## [To be done]
Look for "matplotlib" in each line of the entries, and return the matching lines.

--- begin ---

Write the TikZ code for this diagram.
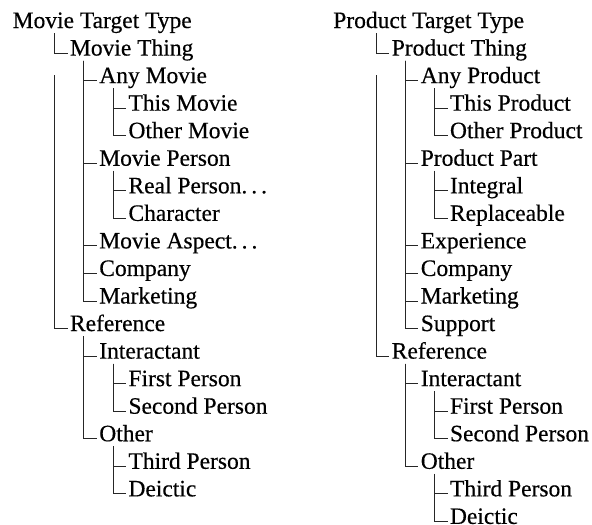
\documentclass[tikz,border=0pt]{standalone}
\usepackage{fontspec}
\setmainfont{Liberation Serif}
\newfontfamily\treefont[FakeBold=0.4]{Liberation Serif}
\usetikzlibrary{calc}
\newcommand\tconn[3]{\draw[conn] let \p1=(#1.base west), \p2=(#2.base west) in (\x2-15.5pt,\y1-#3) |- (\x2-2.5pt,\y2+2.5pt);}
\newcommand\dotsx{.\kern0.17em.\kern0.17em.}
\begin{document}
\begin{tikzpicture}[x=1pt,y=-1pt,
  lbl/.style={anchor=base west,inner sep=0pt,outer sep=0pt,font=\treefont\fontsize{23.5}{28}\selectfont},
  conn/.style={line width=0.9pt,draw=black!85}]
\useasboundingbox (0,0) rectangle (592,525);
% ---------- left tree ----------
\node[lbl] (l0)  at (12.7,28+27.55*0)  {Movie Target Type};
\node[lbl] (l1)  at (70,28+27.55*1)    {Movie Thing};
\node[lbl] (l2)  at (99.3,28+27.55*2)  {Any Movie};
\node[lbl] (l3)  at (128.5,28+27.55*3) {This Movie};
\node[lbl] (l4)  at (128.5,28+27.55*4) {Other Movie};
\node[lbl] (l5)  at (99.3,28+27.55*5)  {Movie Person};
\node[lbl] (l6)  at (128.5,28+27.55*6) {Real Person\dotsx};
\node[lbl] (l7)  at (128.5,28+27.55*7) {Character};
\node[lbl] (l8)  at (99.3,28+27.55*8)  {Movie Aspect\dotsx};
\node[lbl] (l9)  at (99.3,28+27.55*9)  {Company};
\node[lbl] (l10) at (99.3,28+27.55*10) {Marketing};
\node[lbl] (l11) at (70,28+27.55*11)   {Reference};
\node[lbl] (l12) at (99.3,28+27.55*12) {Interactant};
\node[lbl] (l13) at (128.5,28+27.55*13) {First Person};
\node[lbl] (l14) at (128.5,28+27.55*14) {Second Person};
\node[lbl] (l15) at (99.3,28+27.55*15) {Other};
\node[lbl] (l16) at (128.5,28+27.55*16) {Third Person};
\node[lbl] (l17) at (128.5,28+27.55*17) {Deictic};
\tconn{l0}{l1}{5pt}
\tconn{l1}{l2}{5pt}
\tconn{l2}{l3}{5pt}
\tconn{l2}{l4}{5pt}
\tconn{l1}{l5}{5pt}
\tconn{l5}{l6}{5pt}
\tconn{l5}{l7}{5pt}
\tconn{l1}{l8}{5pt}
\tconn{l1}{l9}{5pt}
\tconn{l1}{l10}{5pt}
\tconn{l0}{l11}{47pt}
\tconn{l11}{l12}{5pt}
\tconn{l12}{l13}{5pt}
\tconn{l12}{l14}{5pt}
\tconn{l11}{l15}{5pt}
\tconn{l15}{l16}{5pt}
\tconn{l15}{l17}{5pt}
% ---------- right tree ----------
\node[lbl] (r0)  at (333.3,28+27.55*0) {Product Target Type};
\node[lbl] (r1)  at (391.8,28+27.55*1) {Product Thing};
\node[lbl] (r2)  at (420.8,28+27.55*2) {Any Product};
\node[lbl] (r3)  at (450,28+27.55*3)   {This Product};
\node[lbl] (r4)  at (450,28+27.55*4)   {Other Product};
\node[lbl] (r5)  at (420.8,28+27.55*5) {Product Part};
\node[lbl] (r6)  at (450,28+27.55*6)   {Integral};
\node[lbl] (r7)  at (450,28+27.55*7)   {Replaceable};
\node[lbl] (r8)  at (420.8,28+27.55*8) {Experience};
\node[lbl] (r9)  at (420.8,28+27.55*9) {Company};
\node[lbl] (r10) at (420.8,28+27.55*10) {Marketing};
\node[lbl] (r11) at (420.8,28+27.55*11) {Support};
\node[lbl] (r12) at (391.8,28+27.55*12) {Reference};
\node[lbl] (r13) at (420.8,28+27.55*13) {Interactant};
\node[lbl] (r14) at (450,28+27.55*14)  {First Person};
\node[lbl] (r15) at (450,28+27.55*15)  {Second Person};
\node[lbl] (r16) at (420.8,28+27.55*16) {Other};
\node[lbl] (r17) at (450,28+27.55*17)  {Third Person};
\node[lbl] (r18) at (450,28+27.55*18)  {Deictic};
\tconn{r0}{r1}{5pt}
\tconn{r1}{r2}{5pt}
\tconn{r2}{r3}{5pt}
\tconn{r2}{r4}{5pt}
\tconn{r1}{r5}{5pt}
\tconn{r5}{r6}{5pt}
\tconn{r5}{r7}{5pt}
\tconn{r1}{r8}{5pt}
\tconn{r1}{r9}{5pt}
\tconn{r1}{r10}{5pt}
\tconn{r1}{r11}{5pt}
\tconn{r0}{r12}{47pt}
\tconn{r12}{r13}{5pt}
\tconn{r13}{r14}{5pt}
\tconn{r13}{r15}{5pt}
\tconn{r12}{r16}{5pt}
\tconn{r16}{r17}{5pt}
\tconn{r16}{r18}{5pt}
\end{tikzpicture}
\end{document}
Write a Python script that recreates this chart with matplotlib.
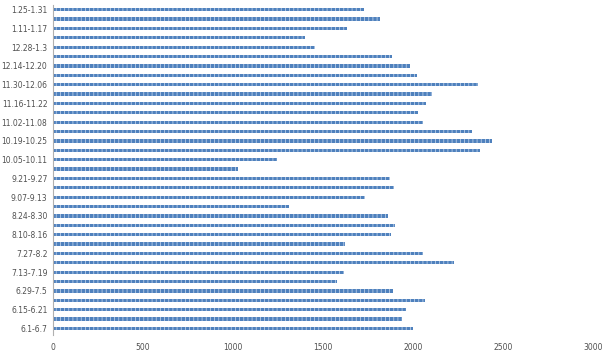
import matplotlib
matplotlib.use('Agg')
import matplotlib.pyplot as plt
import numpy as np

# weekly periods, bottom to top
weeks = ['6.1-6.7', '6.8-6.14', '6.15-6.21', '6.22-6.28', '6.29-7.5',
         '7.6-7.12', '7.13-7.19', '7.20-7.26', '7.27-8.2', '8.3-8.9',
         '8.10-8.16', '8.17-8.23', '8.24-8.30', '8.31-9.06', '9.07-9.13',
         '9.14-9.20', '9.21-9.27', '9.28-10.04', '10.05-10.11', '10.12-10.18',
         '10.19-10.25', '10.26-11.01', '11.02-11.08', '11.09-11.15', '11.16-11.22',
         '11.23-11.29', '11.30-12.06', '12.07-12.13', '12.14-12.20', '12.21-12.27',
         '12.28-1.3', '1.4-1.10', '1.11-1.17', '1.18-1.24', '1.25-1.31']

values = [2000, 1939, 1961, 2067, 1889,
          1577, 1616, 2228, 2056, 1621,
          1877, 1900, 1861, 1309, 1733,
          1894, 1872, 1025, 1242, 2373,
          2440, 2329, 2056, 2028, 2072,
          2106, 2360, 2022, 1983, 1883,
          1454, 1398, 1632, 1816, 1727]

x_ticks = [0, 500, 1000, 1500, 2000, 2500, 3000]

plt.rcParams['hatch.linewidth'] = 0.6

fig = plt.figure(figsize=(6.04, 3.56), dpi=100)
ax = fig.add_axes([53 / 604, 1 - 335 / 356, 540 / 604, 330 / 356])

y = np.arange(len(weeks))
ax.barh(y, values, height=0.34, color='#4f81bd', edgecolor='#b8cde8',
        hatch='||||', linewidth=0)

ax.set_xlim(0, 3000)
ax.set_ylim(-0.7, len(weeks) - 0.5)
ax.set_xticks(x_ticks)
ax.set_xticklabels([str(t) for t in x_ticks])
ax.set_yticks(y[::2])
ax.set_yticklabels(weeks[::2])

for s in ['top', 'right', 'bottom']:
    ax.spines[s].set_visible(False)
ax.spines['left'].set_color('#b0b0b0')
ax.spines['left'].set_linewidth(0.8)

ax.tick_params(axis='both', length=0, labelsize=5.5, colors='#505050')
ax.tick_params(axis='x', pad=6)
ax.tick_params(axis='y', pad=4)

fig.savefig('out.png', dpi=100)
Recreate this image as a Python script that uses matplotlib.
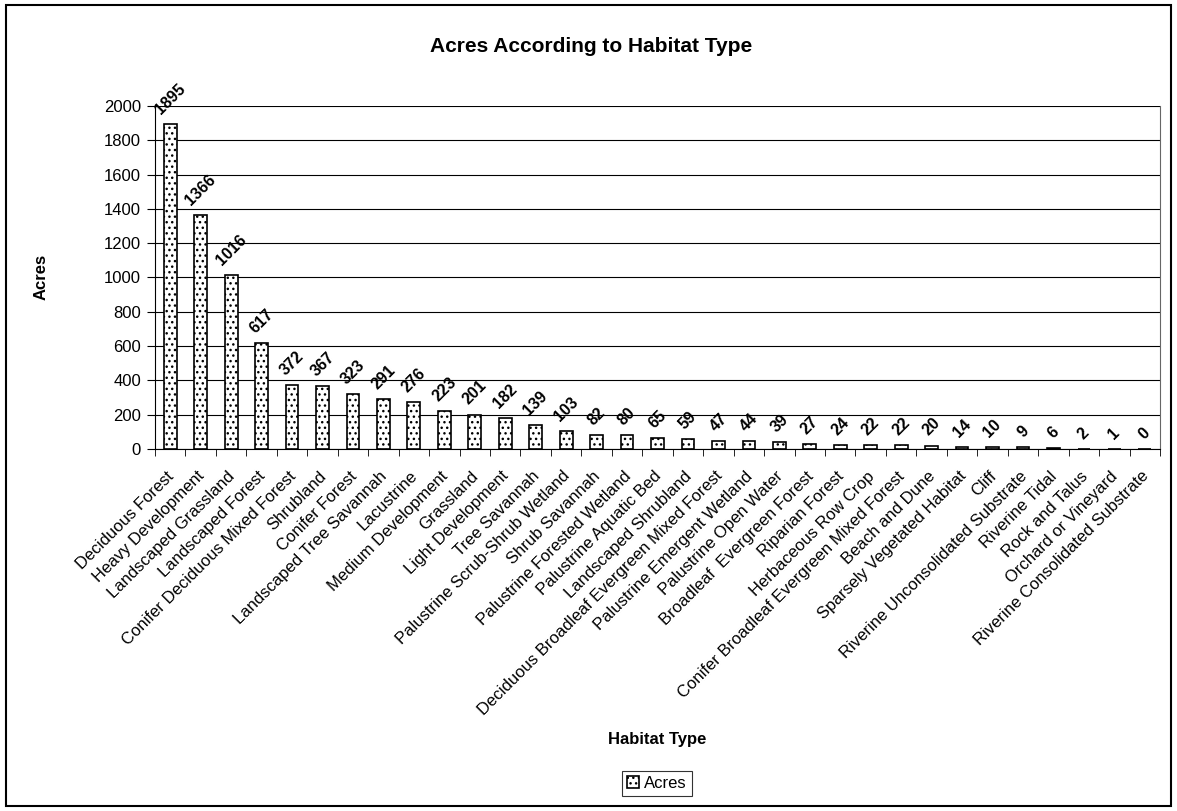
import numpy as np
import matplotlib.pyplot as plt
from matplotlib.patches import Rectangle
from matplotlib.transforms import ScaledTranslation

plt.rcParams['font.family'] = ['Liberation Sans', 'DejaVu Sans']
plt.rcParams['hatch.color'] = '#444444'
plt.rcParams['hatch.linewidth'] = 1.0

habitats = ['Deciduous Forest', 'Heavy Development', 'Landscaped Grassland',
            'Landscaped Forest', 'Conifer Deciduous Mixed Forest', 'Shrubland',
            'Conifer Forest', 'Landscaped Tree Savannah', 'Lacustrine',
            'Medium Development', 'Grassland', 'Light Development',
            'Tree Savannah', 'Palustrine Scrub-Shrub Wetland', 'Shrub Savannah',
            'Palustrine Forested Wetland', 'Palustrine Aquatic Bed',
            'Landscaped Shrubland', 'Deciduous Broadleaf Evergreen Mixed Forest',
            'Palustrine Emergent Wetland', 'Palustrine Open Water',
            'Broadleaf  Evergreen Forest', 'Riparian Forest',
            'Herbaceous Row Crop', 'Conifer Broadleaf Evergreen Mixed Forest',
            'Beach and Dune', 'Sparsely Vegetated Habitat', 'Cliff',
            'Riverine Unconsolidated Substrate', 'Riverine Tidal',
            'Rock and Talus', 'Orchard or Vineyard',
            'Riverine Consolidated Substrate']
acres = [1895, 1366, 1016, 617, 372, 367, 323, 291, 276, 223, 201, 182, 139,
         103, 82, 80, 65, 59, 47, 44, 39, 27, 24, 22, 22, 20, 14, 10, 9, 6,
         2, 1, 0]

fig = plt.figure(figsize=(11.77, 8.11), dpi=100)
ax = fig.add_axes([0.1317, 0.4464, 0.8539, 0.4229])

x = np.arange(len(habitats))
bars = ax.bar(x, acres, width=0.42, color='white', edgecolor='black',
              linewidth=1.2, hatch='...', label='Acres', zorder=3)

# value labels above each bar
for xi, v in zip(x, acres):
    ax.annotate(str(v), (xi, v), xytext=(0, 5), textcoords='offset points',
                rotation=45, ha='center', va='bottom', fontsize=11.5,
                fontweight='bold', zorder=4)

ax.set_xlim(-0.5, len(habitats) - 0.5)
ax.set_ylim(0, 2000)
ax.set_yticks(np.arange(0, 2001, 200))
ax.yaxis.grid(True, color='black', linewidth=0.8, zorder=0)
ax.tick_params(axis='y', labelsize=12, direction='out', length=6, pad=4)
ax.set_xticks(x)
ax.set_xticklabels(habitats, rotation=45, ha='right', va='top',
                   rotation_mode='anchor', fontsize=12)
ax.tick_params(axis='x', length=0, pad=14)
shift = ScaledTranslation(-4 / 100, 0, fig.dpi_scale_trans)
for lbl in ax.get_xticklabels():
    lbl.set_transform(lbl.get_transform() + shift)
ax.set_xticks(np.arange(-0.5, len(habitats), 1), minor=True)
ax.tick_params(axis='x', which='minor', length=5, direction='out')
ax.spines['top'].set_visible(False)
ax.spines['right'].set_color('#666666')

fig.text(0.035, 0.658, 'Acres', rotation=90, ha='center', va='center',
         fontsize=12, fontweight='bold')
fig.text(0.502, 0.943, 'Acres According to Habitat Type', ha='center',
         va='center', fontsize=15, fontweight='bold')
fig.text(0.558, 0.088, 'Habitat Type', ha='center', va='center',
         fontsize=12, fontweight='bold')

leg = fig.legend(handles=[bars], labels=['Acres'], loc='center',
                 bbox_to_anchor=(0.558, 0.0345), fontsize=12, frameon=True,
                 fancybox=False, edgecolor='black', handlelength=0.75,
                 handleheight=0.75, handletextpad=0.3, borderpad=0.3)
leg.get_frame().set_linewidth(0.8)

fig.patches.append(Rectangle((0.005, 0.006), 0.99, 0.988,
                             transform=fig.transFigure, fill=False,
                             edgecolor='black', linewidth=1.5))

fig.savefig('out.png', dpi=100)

--- end ---

## [Response]
Write a Python script that recreates this chart with matplotlib.
import matplotlib
matplotlib.use('Agg')
import matplotlib.pyplot as plt
Recreate this image as a Python script that uses matplotlib.
import matplotlib.pyplot as plt
from matplotlib.patches import Rectangle
from matplotlib.transforms import ScaledTranslation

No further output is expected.